OIDC client consistency across multiple Vault instances for failover

Hi all! \o/

I’m currently configuring AppRoles with Ansible, using specific role_id and custom secret_id values that follow the same UUID format Vault uses when generating them.

Is it possible to do something similar for OIDC clients?

Here’s the scenario:
We have two Vault instances and would like both to share the same OIDC client configuration — specifically the same client_id and client_secret. This would allow seamless failover if one Vault becomes unavailable: our DNS health check could switch traffic to the second Vault, and all clients could continue authenticating via OIDC without needing separate configurations.

If this setup isn’t directly supported, is there any API-based method (export/import) or another approach to replicate or synchronize OIDC clients between Vault instances to achieve the same effect?

Thanks in advance!

I’ve not tried this specific scenario, but in theory …yes? I have set up multiple Vault clusters with my Okta dev account using the same configuration, getting the client ID and client secret from Okta:

Stepping back, I suppose this would be the same thing as configuring a Vault performance replica - it replicates all the auth method config over to the secondary.

Hi @jonathanfrappier

thanks for quick answer but not as oidc authentication, I mean using vault as IdP

vault 1

vault read identity/oidc/client/site-example.com
Key Value


access_token_ttl 1h
assignments [assignment-test]
client_id EFgs4…
client_secret hvo_secret_9a8HCkV…
client_type confidential
id_token_ttl 30m
key oidc-key1
redirect_uris https://site-example.com/callback

how can I set into vaul2 the same client_id and secret_id from vault1 using a cli

vault write …… ???

In our setup, we have a replicated cluster consisting of Vault1 (3 nodes) and Vault2 (3 nodes) located in a different region. Because of high latency, replication between Vault1 and Vault2 is not feasible, so we need to configure them as independent Vault clusters that contain the same data.

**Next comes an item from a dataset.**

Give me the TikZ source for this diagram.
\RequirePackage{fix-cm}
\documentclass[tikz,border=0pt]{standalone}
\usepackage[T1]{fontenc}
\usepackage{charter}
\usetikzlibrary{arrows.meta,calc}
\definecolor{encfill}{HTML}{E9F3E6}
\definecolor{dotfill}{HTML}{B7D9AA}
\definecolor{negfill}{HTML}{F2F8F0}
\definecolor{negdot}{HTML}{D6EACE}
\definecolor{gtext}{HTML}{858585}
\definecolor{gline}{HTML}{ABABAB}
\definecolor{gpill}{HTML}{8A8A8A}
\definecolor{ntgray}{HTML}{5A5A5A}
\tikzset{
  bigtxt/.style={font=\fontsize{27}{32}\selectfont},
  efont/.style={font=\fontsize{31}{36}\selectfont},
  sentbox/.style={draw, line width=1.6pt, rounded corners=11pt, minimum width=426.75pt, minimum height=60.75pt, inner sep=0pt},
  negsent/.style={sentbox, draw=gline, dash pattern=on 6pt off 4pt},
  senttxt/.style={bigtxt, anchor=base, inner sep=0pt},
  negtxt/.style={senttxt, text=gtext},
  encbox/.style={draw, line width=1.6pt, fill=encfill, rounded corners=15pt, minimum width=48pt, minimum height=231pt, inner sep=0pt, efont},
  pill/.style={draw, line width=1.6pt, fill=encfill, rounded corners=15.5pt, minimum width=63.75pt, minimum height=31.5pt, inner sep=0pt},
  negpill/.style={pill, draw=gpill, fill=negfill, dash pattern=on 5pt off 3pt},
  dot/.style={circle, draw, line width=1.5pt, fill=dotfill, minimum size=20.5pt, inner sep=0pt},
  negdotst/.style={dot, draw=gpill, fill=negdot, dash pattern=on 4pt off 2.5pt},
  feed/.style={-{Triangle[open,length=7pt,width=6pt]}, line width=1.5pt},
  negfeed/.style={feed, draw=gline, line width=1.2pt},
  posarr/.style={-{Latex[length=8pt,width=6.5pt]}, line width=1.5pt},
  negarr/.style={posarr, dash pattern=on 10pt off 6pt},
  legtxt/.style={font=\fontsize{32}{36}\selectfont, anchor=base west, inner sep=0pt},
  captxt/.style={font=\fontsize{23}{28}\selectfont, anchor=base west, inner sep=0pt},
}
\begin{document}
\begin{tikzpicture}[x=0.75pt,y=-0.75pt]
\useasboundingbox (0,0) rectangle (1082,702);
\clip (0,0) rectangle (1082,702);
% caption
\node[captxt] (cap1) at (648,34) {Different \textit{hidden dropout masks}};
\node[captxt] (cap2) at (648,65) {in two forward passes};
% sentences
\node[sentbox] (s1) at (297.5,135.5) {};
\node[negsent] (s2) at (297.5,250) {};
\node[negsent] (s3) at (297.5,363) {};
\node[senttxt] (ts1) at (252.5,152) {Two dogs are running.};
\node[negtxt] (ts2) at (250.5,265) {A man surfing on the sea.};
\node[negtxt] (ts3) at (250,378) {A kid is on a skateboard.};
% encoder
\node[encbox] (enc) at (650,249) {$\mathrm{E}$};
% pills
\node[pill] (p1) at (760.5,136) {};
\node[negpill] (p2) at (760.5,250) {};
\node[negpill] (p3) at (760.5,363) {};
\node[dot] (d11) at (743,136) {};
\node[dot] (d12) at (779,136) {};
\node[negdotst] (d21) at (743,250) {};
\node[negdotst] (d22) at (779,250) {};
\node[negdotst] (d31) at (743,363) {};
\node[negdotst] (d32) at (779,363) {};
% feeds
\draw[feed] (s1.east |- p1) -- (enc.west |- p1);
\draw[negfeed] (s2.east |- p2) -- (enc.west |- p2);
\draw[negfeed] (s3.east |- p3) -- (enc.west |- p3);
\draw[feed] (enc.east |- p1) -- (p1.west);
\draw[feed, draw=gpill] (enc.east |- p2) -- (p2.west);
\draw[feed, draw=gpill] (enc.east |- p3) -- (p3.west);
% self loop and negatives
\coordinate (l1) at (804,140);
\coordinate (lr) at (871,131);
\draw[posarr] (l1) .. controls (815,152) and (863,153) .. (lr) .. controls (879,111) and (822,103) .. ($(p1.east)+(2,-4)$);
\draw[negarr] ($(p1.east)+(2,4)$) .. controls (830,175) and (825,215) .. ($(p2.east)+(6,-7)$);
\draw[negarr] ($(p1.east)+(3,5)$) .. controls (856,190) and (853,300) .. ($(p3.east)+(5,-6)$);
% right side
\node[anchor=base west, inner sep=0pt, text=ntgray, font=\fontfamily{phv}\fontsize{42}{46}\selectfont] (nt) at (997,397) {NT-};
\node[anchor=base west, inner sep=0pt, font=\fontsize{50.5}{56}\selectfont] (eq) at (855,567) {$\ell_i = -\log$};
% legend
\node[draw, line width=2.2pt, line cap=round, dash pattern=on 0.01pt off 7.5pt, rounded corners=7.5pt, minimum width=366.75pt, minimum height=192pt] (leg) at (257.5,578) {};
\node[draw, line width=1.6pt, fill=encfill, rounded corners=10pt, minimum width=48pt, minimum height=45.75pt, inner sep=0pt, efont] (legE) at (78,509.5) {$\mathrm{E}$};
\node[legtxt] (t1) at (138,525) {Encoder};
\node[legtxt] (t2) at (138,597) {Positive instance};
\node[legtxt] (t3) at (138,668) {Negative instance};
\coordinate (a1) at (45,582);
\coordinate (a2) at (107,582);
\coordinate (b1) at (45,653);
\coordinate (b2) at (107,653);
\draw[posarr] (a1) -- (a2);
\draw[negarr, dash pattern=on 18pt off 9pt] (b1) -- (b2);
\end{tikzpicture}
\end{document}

My bad for the misunderstanding - Vault auto generates those values (as I think most IdP’s do?). Have you tried taking a snapshot and restoring it to the remote/second cluster?

That could be a solution if we’re not planning to keep adding more OIDC clients.
We can’t perform a backup and restore every time we add new secrets just to simulate the replica.

if vault can extend a feature for OIDC to custom_client_id and custom_secret_id in the same keeping format as generated now we can add it like approles do and explained in the documentation.

same like transit secret engine, is possible to restore because have an export option.